Захотелось Мишке разогнать досаду, сорвать зло на чем-нибудь за все неудачи. Решил он разгрузить немножко телегу, чтобы самому поудобнее расположиться. Ночь надвигалась. Разгрузку наметил начать с махорки. Недолго думая, взял одну пачку и швырнул на землю.

Тут и произошел непредвиденный случай, который здорово укрепил дружеские отношения между нашими артистами — Мишкой, Жуком и Бородатым. Кинул это Мишка пачку на дорогу, а вдруг откуда ни возьмись Бородатый является и — цап махорку. Бредет за телегой, пачку теребит, только борода седая трясется. И чем дольше смотрел на это Мишка, тем больше удивлялся — от пачки у Бородатого одна бумага осталась, да и ту облизал старательно лакомка. «Нашел, дурень, вкус!.. Сразу видно, по несознательности…»— подумал Мишка про Бородатого.

А тот — и откуда у него храбрость взялась?! — подошел к самой телеге да прямо в морду Мишке свое:

— Бе-э-э…

«Вот чудак! Еще вообразит, будто я жалею этого добра», — подумал Мишка и новую пачку махорки — шлеп на землю… Под ноги Бородатому.

И так все бросал и бросал до тех пор, пока не заметил, что с козлом творится что-то неладное. Начал тот бородой дорогу мести да из стороны в сторону, словно пьяный, качаться. Вялый стал, вроде мухи осенней. И голос ослаб, дрожит, вот-вот захлебнется Бородатый своим: бе-э… бе-э… бе-э… бе… бе…

Вмешался в дело Жук. Завидел, что с товарищем неладное творится, подбежал к нему, нос понюхал, бороду лизнул. Лизнул, понюхал — и отскочил как ошпаренный. Зачихал. До того борода эта махоркой воняла — ну точь-в-точь, как прокуренная трубка у полкового завхоза.
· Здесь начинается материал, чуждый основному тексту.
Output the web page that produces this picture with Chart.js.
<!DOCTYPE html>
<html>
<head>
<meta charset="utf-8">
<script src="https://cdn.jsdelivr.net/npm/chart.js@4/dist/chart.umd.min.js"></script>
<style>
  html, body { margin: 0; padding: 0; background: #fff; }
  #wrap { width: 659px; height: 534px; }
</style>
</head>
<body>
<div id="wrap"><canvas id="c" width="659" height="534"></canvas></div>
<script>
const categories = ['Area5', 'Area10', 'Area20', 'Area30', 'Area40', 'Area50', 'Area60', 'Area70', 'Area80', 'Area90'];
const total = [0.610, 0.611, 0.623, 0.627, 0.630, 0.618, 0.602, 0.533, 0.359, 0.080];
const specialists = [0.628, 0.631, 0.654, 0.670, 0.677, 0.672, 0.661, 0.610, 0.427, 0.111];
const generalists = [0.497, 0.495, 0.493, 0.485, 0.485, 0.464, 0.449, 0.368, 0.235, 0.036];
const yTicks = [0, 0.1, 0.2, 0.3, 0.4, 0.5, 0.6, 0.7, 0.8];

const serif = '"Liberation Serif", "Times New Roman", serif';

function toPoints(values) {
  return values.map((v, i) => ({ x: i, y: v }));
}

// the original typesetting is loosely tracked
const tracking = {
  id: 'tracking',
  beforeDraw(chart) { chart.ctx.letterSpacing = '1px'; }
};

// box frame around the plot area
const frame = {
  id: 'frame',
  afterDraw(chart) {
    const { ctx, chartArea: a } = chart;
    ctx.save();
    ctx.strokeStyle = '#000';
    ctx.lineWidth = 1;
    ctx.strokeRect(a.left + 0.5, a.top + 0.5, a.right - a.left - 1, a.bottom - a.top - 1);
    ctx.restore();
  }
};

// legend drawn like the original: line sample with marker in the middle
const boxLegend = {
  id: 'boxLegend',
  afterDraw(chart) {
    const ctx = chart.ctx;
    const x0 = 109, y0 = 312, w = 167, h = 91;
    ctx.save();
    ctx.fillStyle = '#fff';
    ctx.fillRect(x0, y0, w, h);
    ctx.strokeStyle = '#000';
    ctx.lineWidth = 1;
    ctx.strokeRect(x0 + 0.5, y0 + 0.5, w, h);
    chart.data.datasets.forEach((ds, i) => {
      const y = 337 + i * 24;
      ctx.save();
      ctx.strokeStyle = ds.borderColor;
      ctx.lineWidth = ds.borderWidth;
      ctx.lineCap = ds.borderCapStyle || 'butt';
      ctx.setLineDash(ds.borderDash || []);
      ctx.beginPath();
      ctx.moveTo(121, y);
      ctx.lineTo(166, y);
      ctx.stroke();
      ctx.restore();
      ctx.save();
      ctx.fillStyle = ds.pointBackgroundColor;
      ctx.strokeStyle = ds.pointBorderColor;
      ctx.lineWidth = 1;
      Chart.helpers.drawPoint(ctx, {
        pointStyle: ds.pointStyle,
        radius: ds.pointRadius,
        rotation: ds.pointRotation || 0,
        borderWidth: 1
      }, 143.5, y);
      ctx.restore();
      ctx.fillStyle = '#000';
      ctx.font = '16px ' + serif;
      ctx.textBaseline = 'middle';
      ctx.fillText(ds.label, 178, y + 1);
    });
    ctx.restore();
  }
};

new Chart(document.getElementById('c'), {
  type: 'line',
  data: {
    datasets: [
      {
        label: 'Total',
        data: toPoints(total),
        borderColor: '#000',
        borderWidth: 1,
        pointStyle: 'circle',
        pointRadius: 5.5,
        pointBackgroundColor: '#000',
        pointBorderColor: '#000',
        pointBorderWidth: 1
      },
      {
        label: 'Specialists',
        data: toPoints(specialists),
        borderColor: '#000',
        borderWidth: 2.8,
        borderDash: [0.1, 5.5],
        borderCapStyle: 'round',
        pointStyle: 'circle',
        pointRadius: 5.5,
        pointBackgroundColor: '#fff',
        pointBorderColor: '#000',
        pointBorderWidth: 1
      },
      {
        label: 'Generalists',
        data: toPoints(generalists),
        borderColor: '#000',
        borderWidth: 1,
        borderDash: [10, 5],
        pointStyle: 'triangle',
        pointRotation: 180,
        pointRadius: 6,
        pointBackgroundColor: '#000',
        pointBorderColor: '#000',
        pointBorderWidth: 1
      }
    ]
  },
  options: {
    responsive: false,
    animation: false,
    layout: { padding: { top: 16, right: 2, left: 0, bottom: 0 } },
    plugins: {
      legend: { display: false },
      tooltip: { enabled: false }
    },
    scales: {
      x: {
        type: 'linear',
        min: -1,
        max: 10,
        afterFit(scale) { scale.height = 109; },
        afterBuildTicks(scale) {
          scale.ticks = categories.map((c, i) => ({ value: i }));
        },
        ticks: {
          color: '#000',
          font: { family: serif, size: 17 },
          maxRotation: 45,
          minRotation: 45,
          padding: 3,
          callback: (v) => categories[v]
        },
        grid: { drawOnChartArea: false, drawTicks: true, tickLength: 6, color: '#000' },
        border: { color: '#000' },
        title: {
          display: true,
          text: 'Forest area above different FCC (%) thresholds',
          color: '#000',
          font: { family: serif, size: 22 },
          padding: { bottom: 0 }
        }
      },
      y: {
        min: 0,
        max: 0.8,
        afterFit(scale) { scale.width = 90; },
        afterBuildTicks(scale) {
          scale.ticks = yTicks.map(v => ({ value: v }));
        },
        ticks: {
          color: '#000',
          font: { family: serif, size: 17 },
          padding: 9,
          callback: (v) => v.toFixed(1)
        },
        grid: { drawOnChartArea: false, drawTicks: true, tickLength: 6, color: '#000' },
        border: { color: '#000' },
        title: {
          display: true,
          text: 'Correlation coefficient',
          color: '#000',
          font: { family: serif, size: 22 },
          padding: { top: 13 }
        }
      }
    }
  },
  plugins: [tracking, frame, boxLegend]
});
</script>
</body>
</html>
А Бородатый уж вовсе с ног валится, голоса лишился. Глаза на лоб лезут. Колени подгибаются.

Кинулся тут Жук на помощь: и так и сяк старается козла расшевелить, спину подставляет, чтобы оперся Бородатый, в рога вцепился опущенные, кверху потянул — ничего не помогает. Клонит Бородатого к земле — и все тут! Видит Жук: беда. Нет спасения. Давай караул кричать, тревогу бить. Такой лай поднял, что батальон чуть не весь сбежался. Знают красноармейцы: попусту Жук не лает.
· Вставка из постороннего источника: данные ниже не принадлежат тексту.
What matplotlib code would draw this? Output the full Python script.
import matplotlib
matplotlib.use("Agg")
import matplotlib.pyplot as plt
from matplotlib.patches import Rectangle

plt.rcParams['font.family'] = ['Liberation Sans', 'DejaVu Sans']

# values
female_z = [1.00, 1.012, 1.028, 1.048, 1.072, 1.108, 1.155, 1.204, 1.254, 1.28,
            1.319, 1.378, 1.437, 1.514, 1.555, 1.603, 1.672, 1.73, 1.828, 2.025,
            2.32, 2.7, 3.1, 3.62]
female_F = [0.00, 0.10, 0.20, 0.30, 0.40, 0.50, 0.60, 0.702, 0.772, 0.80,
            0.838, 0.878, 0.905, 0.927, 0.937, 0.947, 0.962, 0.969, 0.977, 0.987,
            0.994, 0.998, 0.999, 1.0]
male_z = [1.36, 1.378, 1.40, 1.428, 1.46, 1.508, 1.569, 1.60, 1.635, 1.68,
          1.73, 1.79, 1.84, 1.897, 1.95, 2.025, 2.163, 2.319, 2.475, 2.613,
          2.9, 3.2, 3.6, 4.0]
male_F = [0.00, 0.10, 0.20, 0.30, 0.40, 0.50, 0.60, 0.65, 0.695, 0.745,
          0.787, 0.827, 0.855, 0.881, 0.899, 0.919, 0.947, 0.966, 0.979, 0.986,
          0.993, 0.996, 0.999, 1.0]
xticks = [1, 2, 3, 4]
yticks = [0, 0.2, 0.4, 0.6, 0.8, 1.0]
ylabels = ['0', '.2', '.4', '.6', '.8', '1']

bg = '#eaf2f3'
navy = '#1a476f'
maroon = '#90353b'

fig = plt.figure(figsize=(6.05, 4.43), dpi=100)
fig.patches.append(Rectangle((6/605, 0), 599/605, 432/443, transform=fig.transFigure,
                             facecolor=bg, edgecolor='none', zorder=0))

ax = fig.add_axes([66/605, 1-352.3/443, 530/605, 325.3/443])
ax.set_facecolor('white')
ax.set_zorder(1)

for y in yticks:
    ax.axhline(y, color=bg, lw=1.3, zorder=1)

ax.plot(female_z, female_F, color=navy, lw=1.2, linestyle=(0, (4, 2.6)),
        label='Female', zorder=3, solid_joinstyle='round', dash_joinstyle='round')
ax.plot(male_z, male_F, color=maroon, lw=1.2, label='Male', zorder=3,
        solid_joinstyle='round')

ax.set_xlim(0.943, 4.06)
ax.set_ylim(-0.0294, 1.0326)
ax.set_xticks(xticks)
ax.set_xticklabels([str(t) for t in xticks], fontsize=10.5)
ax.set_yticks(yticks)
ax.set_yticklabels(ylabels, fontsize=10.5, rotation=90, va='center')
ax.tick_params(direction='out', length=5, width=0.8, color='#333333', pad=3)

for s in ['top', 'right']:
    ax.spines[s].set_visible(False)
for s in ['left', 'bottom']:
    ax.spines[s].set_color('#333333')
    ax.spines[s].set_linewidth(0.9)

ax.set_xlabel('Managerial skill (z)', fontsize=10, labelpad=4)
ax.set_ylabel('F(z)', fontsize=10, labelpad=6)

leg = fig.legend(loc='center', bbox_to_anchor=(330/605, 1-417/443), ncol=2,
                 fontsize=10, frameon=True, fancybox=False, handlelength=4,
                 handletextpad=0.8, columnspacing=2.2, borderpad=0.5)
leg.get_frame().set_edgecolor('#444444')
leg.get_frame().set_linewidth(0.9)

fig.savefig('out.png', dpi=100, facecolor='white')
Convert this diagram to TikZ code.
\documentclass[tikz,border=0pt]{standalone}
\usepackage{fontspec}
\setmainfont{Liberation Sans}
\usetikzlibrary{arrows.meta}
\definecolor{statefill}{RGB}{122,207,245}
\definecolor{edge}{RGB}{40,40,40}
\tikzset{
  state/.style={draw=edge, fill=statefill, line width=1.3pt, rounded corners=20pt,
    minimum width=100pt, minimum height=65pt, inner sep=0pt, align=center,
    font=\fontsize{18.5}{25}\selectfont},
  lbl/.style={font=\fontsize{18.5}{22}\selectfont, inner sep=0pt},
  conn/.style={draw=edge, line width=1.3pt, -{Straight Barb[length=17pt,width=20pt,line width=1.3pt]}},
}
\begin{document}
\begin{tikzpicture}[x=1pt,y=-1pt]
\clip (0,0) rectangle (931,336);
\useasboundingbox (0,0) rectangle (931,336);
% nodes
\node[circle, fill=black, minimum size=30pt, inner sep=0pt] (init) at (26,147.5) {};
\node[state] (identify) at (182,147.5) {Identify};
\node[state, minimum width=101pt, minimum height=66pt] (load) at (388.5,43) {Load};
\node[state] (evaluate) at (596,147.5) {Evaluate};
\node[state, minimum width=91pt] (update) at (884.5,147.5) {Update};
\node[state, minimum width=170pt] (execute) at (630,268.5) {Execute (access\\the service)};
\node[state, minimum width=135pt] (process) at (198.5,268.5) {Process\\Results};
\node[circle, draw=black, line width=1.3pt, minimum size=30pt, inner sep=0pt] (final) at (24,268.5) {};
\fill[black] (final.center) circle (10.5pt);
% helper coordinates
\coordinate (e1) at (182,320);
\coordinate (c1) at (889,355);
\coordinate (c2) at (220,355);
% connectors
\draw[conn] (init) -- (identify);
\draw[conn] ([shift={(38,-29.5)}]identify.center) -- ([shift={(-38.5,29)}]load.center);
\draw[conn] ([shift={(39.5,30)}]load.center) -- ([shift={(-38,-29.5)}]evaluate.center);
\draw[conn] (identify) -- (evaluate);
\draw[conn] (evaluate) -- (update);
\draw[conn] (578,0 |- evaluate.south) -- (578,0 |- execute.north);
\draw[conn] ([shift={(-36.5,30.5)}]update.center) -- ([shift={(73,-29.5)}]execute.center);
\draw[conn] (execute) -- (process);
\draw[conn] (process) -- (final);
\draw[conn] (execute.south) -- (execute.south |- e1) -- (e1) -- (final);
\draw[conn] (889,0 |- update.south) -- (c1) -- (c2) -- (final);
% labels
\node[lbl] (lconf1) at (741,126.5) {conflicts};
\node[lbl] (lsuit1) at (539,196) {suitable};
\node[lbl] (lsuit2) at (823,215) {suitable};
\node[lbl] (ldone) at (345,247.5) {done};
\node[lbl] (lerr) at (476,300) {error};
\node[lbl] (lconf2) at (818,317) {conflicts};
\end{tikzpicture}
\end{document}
А Мишка сидит себе на телеге, наблюдает за всем, что вокруг происходит, а на уме одно: не сулит эта кутерьма ничего хорошего. Когда сбежались бойцы, прекратил свои исследования мешков да ящиков, лег, притаился, чтобы не заметили, — взятки с него гладки.

Взялись, сперва за Бородатого. Водой его окатили, молоком напоили. Кое-как очухался козел. К утру на ноги поднялся, хоть и глядел вокруг очумелыми глазами.

— Ничего себе шуточки, так махоркой обожраться… чуть не отравился совсем Бородатый…

Искали виновника, а Мишка поглядывает с телеги и в ус не дует. Однако то ли совесть в нем заговорила, то ли наскучило валяться среди мешков и ящиков, в которых и кусочка сахара в помине не было, свесил он морду с телеги и давай следить за тем, как стелется позади след колесный.

Бородатый же, пренебрегая полученным уроком, испытывал к Мишке большое уважение и симпатию: никто и никогда еще не давал так много ему махорки. Веселее и добродушней покрикивал он возле телеги свое: бе-э-э-э…

Нехватку махорки, конечно, вскоре обнаружили. Но подозрения на Мишку не пали — зачем ему такая горечь?! А Бородатый, тот, разумеется, и не подумал выдавать секрет. Возможно, по несознательности, а может быть, из чувства товарищества.